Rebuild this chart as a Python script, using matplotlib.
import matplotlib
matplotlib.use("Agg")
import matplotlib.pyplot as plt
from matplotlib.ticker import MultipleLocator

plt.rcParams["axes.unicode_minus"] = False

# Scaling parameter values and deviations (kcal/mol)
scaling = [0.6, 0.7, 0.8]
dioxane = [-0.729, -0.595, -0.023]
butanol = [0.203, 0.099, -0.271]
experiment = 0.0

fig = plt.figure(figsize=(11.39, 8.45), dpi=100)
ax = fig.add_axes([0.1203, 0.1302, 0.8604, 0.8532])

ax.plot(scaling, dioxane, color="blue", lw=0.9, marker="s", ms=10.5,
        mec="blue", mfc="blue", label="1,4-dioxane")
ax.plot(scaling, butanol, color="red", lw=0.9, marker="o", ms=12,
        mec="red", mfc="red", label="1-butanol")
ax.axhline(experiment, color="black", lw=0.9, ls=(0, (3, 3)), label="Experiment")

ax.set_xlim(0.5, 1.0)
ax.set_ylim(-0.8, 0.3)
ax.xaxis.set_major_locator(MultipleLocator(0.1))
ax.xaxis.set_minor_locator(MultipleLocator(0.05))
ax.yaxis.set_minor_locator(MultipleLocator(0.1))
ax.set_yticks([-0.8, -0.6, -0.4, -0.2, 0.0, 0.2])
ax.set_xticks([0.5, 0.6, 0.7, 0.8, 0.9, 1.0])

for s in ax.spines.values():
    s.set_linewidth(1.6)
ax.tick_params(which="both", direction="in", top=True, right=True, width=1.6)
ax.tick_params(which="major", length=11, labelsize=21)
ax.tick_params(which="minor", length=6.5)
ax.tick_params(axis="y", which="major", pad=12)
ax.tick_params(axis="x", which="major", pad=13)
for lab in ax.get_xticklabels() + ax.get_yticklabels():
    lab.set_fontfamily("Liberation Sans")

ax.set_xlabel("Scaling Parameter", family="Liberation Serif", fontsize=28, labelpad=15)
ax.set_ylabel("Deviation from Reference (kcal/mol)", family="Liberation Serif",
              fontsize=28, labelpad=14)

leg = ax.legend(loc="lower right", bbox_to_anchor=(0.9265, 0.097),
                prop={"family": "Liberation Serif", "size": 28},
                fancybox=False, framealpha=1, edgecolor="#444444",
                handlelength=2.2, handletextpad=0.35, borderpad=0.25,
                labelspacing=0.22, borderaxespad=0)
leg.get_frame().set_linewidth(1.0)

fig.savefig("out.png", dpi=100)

**Written instruction**
Look above for lines with the word "matplotlib" and copy them all.

**Task solution**
Rebuild this chart as a Python script, using matplotlib.
import matplotlib
matplotlib.use("Agg")
import matplotlib.pyplot as plt
from matplotlib.ticker import MultipleLocator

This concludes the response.